Either reading is plausible. What is harder to dispute is that Antonelli's Friday was workmanlike rather than spectacular, and that the workmanlike Friday is now the consistent shape of his weekends. Whether that trajectory is acceptable to a team that ultimately wants both cars fighting at the front is a question for the Brackley engineering leadership, not the Circuit de Catalunya timing screens.
What Friday actually tells us
The temptation, on a day like this, is to read the times as prophecy. They are not. Barcelona in mid-June is a high-degradation circuit that punishes the front-left tyre more than almost any other on the calendar, and the long-run numbers — not the headline one-lap pace — are the genuine indicator of Sunday pace. Norris topped the timing screens, yes. Russell was close behind, and Piastri, whose session was quieter than Norris's, will be a factor in qualifying simply because the McLaren has shown a particular affinity for this layout across the regulation change.
The honest summary is the dull one: McLaren and Mercedes arrived in Spain as the two teams to beat, and they leave Friday still as the two teams to beat, with the intra-team order in flux and the gap to the rest of the field broadly unchanged from Imola. The championship fight, which Norris leads narrowly, will not be settled on a Friday in Catalonia. It might, however, be foreshadowed.
Stakes for Saturday
Qualifying matters disproportionately at Barcelona. The Circuit de Catalunya is not a circuit that rewards recovery drives; the long, sweeping corners between Turns 4 and 9 punish dirty air, and the run to Turn 1 from the pole position is short enough that the leader can dictate the opening lap. A front-row start on Saturday is therefore worth more here than at most venues, and the Norris–Russell duel in second practice suggests the fight for pole will be a two-team, four-car contest rather than an open audition.
The wider stakes are season-shaped. Norris's slender championship lead is the kind of margin that gets eaten by a single non-finish, and Russell's quiet consistency — three podiums in the last four rounds, by the broadcaster's running summaries — is precisely the profile that wins titles in this regulation era. Barcelona, in other words, is not a standalone weekend. It is another data point in a season that has already revealed its two principal characters and is now asking which of them writes the longer arc.
What remains uncertain
The sources available do not give precise sector-by-sector splits or long-run fuel-corrected deltas, and any conclusion about true race pace drawn from a Friday headline time is provisional. Nor do they specify the exact gaps that separated Norris, Russell and Piastri at the top of the second-practice timing screen. The morning's slower one-lap times, relative to the afternoon, are consistent with the usual fuel and tyre differentials; they do not, on the public evidence, indicate any mechanical or set-up concern at either McLaren or Mercedes. Saturday's final practice, at 12:30 local time (10:30 UTC), will sharpen the picture before qualifying later the same day.

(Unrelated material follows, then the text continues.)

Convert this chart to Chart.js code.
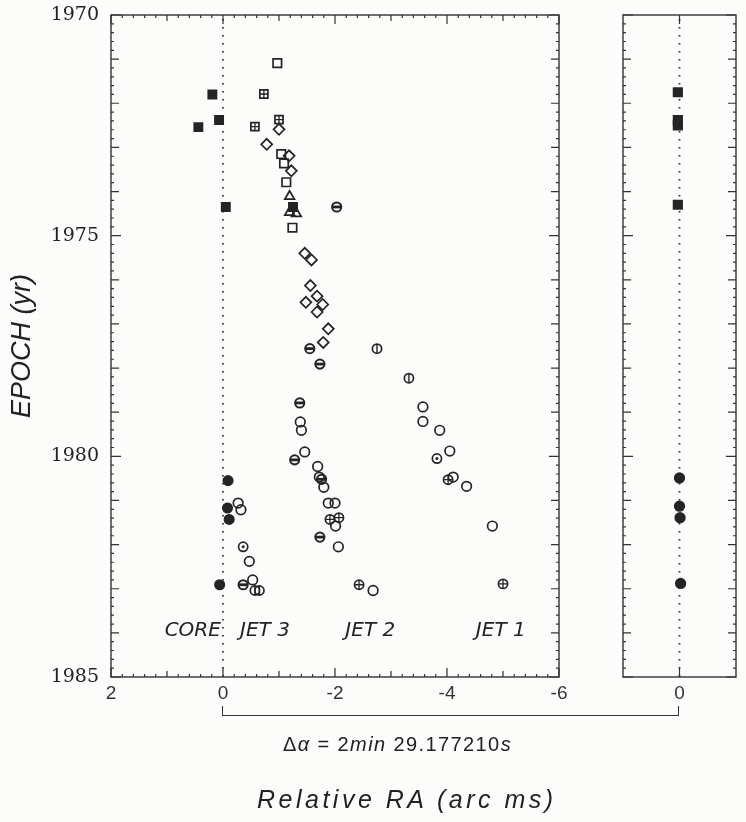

This publication covered Friday's two practice sessions as live reporting, treating the morning result and the afternoon result as separate beats with their own read rather than averaging them into a single Friday verdict. The wire summaries from Sky Sports and BBC Sport, both drawn on for the underlying timing data, have been used here as session-by-session snapshots rather than as a combined authority.